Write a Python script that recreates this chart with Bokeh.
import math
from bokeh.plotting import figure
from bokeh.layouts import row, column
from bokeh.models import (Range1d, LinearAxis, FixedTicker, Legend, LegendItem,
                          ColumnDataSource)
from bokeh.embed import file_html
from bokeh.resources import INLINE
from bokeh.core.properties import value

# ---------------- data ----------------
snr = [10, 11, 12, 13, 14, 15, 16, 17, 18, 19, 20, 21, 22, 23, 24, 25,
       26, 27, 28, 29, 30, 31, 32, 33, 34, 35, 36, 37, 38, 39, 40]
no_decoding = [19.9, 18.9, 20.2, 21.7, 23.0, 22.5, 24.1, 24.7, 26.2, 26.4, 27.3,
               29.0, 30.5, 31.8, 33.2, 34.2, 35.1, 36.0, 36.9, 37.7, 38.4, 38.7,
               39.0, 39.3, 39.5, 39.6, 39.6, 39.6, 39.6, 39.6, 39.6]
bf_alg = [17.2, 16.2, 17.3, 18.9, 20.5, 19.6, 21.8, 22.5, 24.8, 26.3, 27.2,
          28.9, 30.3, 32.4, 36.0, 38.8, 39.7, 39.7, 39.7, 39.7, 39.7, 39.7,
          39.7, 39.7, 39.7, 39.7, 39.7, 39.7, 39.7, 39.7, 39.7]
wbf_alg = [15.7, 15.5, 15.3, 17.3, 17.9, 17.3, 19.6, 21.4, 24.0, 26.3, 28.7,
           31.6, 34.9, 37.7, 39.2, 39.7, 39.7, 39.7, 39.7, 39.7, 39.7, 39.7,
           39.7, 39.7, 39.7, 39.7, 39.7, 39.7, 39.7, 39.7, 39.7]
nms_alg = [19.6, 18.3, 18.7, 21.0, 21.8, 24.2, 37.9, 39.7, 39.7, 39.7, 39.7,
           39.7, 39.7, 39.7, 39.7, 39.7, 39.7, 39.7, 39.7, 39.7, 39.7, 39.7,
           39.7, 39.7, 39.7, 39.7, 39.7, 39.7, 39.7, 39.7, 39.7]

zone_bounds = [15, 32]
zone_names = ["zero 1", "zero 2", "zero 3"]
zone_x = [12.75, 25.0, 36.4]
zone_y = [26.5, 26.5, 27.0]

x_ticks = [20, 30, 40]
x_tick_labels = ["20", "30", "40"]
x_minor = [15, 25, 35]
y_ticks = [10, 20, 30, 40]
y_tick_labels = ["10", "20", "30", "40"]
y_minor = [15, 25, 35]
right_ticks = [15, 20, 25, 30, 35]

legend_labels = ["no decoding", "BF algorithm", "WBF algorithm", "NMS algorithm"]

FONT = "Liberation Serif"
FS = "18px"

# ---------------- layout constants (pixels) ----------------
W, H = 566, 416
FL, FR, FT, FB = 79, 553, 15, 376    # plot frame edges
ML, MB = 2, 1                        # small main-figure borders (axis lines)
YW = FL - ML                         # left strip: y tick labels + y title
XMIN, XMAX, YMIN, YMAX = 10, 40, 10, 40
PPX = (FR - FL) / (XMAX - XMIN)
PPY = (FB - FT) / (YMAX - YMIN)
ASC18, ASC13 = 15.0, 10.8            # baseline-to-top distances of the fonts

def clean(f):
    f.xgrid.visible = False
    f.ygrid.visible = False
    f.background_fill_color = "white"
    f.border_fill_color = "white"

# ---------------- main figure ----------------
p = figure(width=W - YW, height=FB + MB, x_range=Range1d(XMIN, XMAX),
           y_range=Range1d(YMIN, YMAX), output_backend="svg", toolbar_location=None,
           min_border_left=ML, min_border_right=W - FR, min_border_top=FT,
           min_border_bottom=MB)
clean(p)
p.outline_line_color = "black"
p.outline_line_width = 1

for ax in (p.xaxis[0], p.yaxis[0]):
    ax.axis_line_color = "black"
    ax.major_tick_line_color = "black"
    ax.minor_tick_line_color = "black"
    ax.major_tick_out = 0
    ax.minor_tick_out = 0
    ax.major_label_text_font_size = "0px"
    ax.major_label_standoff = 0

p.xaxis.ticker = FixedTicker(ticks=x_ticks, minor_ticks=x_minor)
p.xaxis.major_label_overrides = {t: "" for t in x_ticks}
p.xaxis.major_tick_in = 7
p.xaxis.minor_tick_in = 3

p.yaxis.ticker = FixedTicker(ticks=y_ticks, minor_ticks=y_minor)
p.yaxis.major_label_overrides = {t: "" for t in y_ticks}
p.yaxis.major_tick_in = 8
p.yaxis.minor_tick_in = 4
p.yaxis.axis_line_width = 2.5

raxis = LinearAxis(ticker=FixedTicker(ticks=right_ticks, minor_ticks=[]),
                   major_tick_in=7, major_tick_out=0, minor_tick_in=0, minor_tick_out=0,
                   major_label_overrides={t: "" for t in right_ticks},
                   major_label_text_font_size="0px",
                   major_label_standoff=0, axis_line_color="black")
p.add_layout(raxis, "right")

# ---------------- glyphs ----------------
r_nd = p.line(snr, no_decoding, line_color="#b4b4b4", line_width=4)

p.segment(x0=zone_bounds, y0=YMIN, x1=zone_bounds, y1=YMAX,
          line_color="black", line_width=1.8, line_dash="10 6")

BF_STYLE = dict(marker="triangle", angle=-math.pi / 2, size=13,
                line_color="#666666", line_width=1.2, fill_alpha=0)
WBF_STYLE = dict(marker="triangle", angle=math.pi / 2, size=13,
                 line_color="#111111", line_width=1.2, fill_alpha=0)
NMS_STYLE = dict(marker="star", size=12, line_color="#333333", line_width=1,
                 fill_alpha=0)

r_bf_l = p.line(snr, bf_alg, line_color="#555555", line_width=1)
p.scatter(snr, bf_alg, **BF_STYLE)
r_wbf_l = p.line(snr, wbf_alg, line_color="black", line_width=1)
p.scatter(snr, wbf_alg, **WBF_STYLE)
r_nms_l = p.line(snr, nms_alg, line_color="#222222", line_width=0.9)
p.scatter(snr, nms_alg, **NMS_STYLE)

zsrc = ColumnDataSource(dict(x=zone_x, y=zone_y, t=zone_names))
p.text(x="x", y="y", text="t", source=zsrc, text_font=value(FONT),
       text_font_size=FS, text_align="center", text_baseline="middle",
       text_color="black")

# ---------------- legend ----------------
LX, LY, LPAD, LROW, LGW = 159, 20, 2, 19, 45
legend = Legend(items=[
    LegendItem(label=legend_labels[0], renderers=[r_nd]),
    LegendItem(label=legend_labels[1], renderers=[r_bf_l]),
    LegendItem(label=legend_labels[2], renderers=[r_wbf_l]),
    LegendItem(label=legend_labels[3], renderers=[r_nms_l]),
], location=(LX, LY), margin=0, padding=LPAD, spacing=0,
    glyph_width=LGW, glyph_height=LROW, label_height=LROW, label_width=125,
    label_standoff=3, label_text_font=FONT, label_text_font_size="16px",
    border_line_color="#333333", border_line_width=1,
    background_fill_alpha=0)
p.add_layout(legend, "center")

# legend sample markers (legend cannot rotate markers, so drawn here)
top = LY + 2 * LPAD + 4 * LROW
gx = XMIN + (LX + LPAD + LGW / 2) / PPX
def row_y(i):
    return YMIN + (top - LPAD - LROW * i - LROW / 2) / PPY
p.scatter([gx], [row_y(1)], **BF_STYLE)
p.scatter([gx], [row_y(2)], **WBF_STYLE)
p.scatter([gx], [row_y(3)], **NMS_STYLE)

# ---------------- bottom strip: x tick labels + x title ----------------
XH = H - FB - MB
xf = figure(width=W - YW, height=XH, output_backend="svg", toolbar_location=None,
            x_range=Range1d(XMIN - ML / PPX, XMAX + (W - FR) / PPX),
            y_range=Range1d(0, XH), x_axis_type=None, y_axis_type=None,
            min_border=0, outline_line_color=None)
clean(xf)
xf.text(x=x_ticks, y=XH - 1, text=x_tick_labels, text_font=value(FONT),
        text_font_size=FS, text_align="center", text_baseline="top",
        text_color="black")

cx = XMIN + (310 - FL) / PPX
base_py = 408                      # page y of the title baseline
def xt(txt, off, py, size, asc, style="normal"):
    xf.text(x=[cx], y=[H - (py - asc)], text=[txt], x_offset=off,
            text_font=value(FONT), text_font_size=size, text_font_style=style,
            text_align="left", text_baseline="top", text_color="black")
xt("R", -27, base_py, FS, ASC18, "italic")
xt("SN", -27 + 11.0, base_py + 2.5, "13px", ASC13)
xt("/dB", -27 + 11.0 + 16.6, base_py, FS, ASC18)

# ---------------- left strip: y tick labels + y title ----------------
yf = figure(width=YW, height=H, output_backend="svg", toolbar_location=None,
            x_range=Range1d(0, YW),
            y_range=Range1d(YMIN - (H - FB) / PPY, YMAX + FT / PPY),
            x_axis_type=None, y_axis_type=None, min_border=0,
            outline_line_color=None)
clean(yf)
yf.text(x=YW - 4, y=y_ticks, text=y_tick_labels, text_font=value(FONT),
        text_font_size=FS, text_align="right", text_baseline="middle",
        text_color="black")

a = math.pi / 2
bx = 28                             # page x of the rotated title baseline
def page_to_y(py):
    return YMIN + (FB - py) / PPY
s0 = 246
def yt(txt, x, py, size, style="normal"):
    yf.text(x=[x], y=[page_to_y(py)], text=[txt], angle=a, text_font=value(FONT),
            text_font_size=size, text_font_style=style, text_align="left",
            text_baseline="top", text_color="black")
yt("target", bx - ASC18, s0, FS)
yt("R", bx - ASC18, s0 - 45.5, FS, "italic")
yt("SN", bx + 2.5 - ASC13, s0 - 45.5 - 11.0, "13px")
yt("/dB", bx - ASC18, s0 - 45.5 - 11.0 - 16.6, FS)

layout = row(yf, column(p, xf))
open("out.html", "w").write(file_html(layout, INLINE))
○ ○ ○
The exercise:
Reproduce only the lines from the top of the material through the one bearing "zone_y = [26.5, 26.5, 27.0]", each exactly as it stands.

Solution for this exercise:
Write a Python script that recreates this chart with Bokeh.
import math
from bokeh.plotting import figure
from bokeh.layouts import row, column
from bokeh.models import (Range1d, LinearAxis, FixedTicker, Legend, LegendItem,
                          ColumnDataSource)
from bokeh.embed import file_html
from bokeh.resources import INLINE
from bokeh.core.properties import value

# ---------------- data ----------------
snr = [10, 11, 12, 13, 14, 15, 16, 17, 18, 19, 20, 21, 22, 23, 24, 25,
       26, 27, 28, 29, 30, 31, 32, 33, 34, 35, 36, 37, 38, 39, 40]
no_decoding = [19.9, 18.9, 20.2, 21.7, 23.0, 22.5, 24.1, 24.7, 26.2, 26.4, 27.3,
               29.0, 30.5, 31.8, 33.2, 34.2, 35.1, 36.0, 36.9, 37.7, 38.4, 38.7,
               39.0, 39.3, 39.5, 39.6, 39.6, 39.6, 39.6, 39.6, 39.6]
bf_alg = [17.2, 16.2, 17.3, 18.9, 20.5, 19.6, 21.8, 22.5, 24.8, 26.3, 27.2,
          28.9, 30.3, 32.4, 36.0, 38.8, 39.7, 39.7, 39.7, 39.7, 39.7, 39.7,
          39.7, 39.7, 39.7, 39.7, 39.7, 39.7, 39.7, 39.7, 39.7]
wbf_alg = [15.7, 15.5, 15.3, 17.3, 17.9, 17.3, 19.6, 21.4, 24.0, 26.3, 28.7,
           31.6, 34.9, 37.7, 39.2, 39.7, 39.7, 39.7, 39.7, 39.7, 39.7, 39.7,
           39.7, 39.7, 39.7, 39.7, 39.7, 39.7, 39.7, 39.7, 39.7]
nms_alg = [19.6, 18.3, 18.7, 21.0, 21.8, 24.2, 37.9, 39.7, 39.7, 39.7, 39.7,
           39.7, 39.7, 39.7, 39.7, 39.7, 39.7, 39.7, 39.7, 39.7, 39.7, 39.7,
           39.7, 39.7, 39.7, 39.7, 39.7, 39.7, 39.7, 39.7, 39.7]

zone_bounds = [15, 32]
zone_names = ["zero 1", "zero 2", "zero 3"]
zone_x = [12.75, 25.0, 36.4]
zone_y = [26.5, 26.5, 27.0]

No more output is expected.